JOB. The entries are to be returned exactly, with images left out.

DATA SUPPLIED.
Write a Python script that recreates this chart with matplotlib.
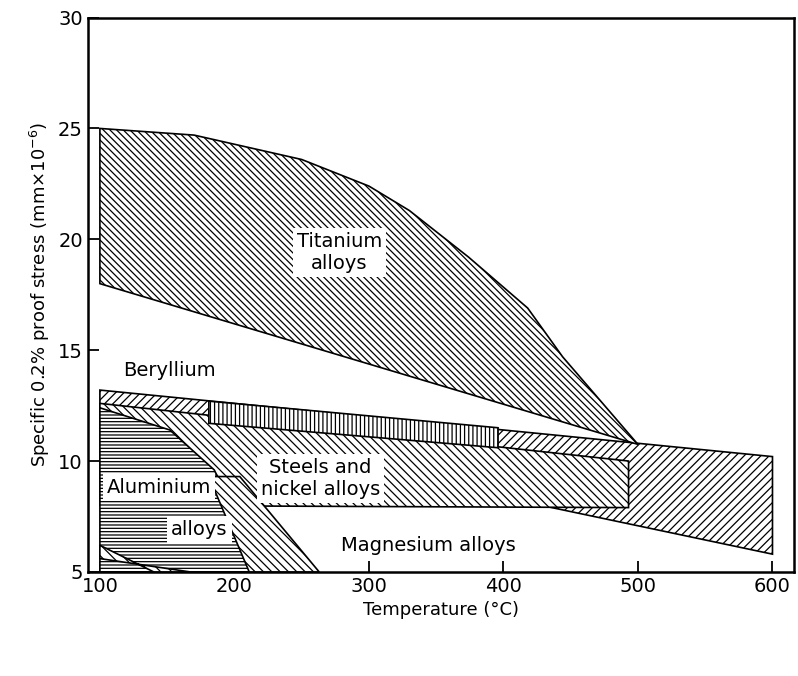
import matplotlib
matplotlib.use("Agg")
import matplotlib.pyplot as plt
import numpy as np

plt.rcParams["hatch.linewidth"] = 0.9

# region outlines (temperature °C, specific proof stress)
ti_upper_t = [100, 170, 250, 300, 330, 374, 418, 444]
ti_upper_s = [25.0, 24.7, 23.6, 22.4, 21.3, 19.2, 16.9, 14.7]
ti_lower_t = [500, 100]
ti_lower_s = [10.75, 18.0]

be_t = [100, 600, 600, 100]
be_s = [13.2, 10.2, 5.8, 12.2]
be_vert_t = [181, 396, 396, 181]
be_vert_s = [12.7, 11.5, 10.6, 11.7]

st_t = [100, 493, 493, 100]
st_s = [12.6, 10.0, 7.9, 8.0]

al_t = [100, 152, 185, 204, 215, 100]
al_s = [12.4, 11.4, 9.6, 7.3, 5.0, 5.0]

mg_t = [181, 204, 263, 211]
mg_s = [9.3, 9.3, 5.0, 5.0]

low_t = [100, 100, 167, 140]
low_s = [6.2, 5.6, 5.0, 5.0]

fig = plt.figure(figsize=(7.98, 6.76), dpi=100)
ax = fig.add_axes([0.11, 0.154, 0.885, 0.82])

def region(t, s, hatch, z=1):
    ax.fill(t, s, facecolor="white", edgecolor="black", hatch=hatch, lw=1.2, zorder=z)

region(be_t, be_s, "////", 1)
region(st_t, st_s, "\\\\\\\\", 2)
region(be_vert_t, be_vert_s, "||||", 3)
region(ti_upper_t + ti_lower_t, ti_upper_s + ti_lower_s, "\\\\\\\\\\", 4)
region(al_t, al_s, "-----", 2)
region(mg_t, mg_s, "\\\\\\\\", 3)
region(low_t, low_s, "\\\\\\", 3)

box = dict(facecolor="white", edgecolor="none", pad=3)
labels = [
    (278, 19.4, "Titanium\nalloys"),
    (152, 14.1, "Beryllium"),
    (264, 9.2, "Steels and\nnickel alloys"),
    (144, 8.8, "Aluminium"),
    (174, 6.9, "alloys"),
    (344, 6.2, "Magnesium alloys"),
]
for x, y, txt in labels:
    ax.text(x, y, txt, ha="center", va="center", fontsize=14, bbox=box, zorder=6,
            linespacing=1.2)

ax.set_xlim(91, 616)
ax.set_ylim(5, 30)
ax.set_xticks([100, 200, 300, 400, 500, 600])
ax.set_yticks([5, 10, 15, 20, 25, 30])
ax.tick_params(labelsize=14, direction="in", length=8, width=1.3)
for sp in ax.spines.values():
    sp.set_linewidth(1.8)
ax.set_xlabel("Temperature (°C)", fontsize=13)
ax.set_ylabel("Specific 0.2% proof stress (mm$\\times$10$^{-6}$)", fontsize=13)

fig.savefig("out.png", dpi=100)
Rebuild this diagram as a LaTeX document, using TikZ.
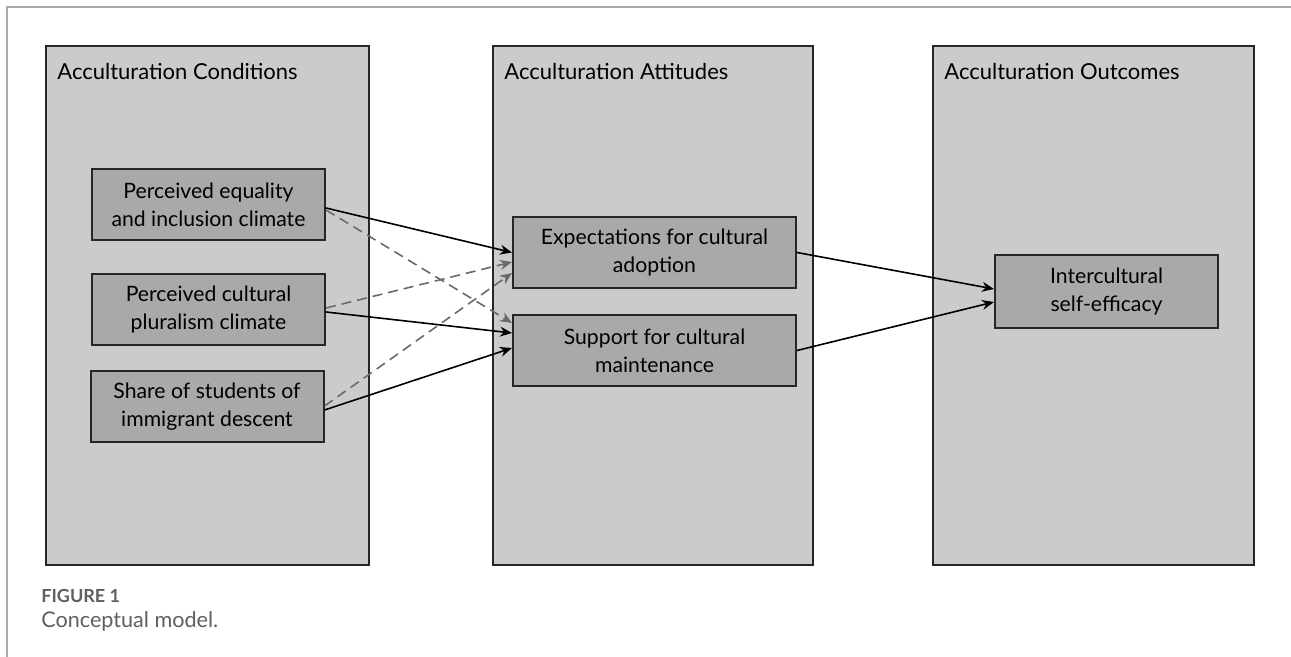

THE SOLUTION.
Write a Python script that recreates this chart with matplotlib.
import matplotlib
matplotlib.use("Agg")
import matplotlib.pyplot as plt
import numpy as np

plt.rcParams["hatch.linewidth"] = 0.9

# region outlines (temperature °C, specific proof stress)
ti_upper_t = [100, 170, 250, 300, 330, 374, 418, 444]
ti_upper_s = [25.0, 24.7, 23.6, 22.4, 21.3, 19.2, 16.9, 14.7]
ti_lower_t = [500, 100]
ti_lower_s = [10.75, 18.0]

be_t = [100, 600, 600, 100]
be_s = [13.2, 10.2, 5.8, 12.2]
be_vert_t = [181, 396, 396, 181]
be_vert_s = [12.7, 11.5, 10.6, 11.7]

st_t = [100, 493, 493, 100]
st_s = [12.6, 10.0, 7.9, 8.0]

al_t = [100, 152, 185, 204, 215, 100]
al_s = [12.4, 11.4, 9.6, 7.3, 5.0, 5.0]

mg_t = [181, 204, 263, 211]
mg_s = [9.3, 9.3, 5.0, 5.0]

low_t = [100, 100, 167, 140]
low_s = [6.2, 5.6, 5.0, 5.0]

fig = plt.figure(figsize=(7.98, 6.76), dpi=100)
ax = fig.add_axes([0.11, 0.154, 0.885, 0.82])

def region(t, s, hatch, z=1):
    ax.fill(t, s, facecolor="white", edgecolor="black", hatch=hatch, lw=1.2, zorder=z)

region(be_t, be_s, "////", 1)
region(st_t, st_s, "\\\\\\\\", 2)
region(be_vert_t, be_vert_s, "||||", 3)
region(ti_upper_t + ti_lower_t, ti_upper_s + ti_lower_s, "\\\\\\\\\\", 4)
region(al_t, al_s, "-----", 2)
region(mg_t, mg_s, "\\\\\\\\", 3)
region(low_t, low_s, "\\\\\\", 3)

box = dict(facecolor="white", edgecolor="none", pad=3)
labels = [
    (278, 19.4, "Titanium\nalloys"),
    (152, 14.1, "Beryllium"),
    (264, 9.2, "Steels and\nnickel alloys"),
    (144, 8.8, "Aluminium"),
    (174, 6.9, "alloys"),
    (344, 6.2, "Magnesium alloys"),
]
for x, y, txt in labels:
    ax.text(x, y, txt, ha="center", va="center", fontsize=14, bbox=box, zorder=6,
            linespacing=1.2)

ax.set_xlim(91, 616)
ax.set_ylim(5, 30)
ax.set_xticks([100, 200, 300, 400, 500, 600])
ax.set_yticks([5, 10, 15, 20, 25, 30])
ax.tick_params(labelsize=14, direction="in", length=8, width=1.3)
for sp in ax.spines.values():
    sp.set_linewidth(1.8)
ax.set_xlabel("Temperature (°C)", fontsize=13)
ax.set_ylabel("Specific 0.2% proof stress (mm$\\times$10$^{-6}$)", fontsize=13)

fig.savefig("out.png", dpi=100)
Rebuild this diagram as a LaTeX document, using TikZ.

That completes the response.